Während man bei Messedemonstratoren in der Regel zeigen möchte, was man mit neuen Komponenten – wie mit dem bei MI5 eingesetzten XTS von Beckhoff – machen kann, möchte das Projekt MI5 auch detailliert zeigen, wie das Engineering im Detail abgelaufen ist. Nachdem in cyber-physischen Systemen auf mehreren Abstraktionsebenen Software enthalten und in völlig unterschiedlichen Ausprägungen eingebettet (embedded) ist, aber Software nicht zu sehen ist, wird bei der Darstellung des Engineering-Prozesses großer Wert darauf gelegt, selbst Software sichtbar zu machen.

Die Nicht-Sichtbarkeit der Software und die damit verbundene „Schwer-Verständlichkeit“ sind zentrale Hemmnisse, woran die Diskussion um Industrie 4.0 klemmt. Viele Verantwortliche des Maschinen- und Anlagenbaus und auch der Automobilindustrie sind keine Experten im Bereich Software, deshalb ist es oft schwer zu begreifen, was cyber-physische Systeme eigentlich für Möglichkeiten bieten. Ebenso leuchtet vielen Unternehmenslenkern nicht ein, welche Gefahren drohen, wenn man sich auf die „Software-isierung“ der Produkte organisatorisch und von der Denkweise her einstellt.

Software ist nicht ein Add-on, sondern das zentrale Element: Insbesondere dieser Aspekt, sich auf diese neue Denkweise einzulassen ist von essenzieller Bedeutung.
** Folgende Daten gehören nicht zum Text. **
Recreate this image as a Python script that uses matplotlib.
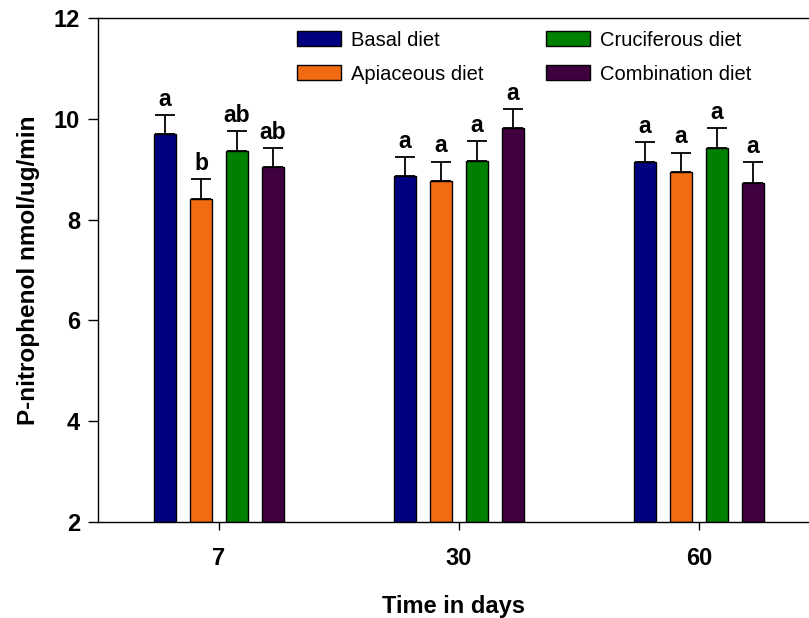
import matplotlib
matplotlib.use("Agg")
import matplotlib.pyplot as plt
import numpy as np

plt.rcParams['font.family'] = ['Liberation Sans', 'DejaVu Sans']

days = ["7", "30", "60"]
series_names = ["Basal diet", "Apiaceous diet", "Cruciferous diet", "Combination diet"]
basal = [9.70, 8.86, 9.14]
apiaceous = [8.41, 8.77, 8.94]
cruciferous = [9.37, 9.17, 9.43]
combination = [9.04, 9.82, 8.73]
basal_err = [0.38, 0.38, 0.39]
apiaceous_err = [0.39, 0.38, 0.39]
cruciferous_err = [0.39, 0.38, 0.38]
combination_err = [0.38, 0.37, 0.41]
basal_letters = ["a", "a", "a"]
apiaceous_letters = ["b", "a", "a"]
cruciferous_letters = ["ab", "a", "a"]
combination_letters = ["ab", "a", "a"]

colors = ["#000080", "#F26B12", "#008000", "#400040"]
values = [basal, apiaceous, cruciferous, combination]
errors = [basal_err, apiaceous_err, cruciferous_err, combination_err]
letters = [basal_letters, apiaceous_letters, cruciferous_letters, combination_letters]

W, H = 809, 618
fig = plt.figure(figsize=(W / 100, H / 100), dpi=100)
ax = fig.add_axes([98 / W, 1 - 522 / H, (808 - 98) / W, (522 - 18) / H])

x = np.arange(len(days))
width = 22 / 240
offsets = np.array([-54, -18, 18, 54]) / 240

for i in range(4):
    xs = x + offsets[i]
    ax.bar(xs, np.array(values[i]) - 2, width, bottom=2, color=colors[i],
           edgecolor="black", linewidth=1.0, label=series_names[i], zorder=2)
    ax.errorbar(xs, values[i], yerr=[np.zeros(3), errors[i]], fmt="none",
                ecolor="black", elinewidth=1.3, capsize=7.5, capthick=1.3, zorder=3)
    for xi, v, e, lab in zip(xs, values[i], errors[i], letters[i]):
        ax.annotate(lab, (xi, v + e), xytext=(0, 3), textcoords="offset points",
                    ha="center", va="bottom", fontsize=16.5, fontweight="bold")

ax.set_ylim(2, 12)
ax.set_xlim(-121 / 240, -121 / 240 + 710 / 240)
ax.set_yticks([2, 4, 6, 8, 10, 12])
ax.set_xticks(x)
ax.set_xticklabels(days)
ax.tick_params(axis="both", labelsize=17, direction="out")
ax.tick_params(axis="y", length=7, width=1, pad=6)
ax.tick_params(axis="x", length=6, width=1, pad=12)
for lab in ax.get_xticklabels() + ax.get_yticklabels():
    lab.set_fontweight("bold")
ax.spines["right"].set_visible(False)
for s in ["left", "bottom", "top"]:
    ax.spines[s].set_linewidth(1.0)

ax.set_ylabel("P-nitrophenol nmol/ug/min", fontsize=17.5, fontweight="bold", labelpad=10)
ax.set_xlabel("Time in days", fontsize=17, fontweight="bold", labelpad=18)

leg = ax.legend(ncol=2, loc="upper left", bbox_to_anchor=(0.280, 0.975), frameon=False,
                fontsize=14.5, handlelength=2.2, handleheight=0.75, columnspacing=3.1,
                labelspacing=0.75, handletextpad=0.5, borderpad=0, borderaxespad=0)

fig.savefig("out.png", dpi=100)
Denn dieser Umbruch hat weitreichende Konsequenzen auf die hierarchischen Strukturen in den Unternehmen, in den firmenübergreifenden Abläufen und den Formen der Zusammenarbeit mit anderen Unternehmen. Ungemach droht.

Es wäre nicht das erste Mal, dass technische Revolutionen große Veränderungen in den Sozialgefügen nach sich ziehen und dass aus technologischen Vorreitern dann Verlierer werden. Insbesondere in einem Markt der hochinnovativ und software-lastig ist, sind Veränderungen schnell spürbar.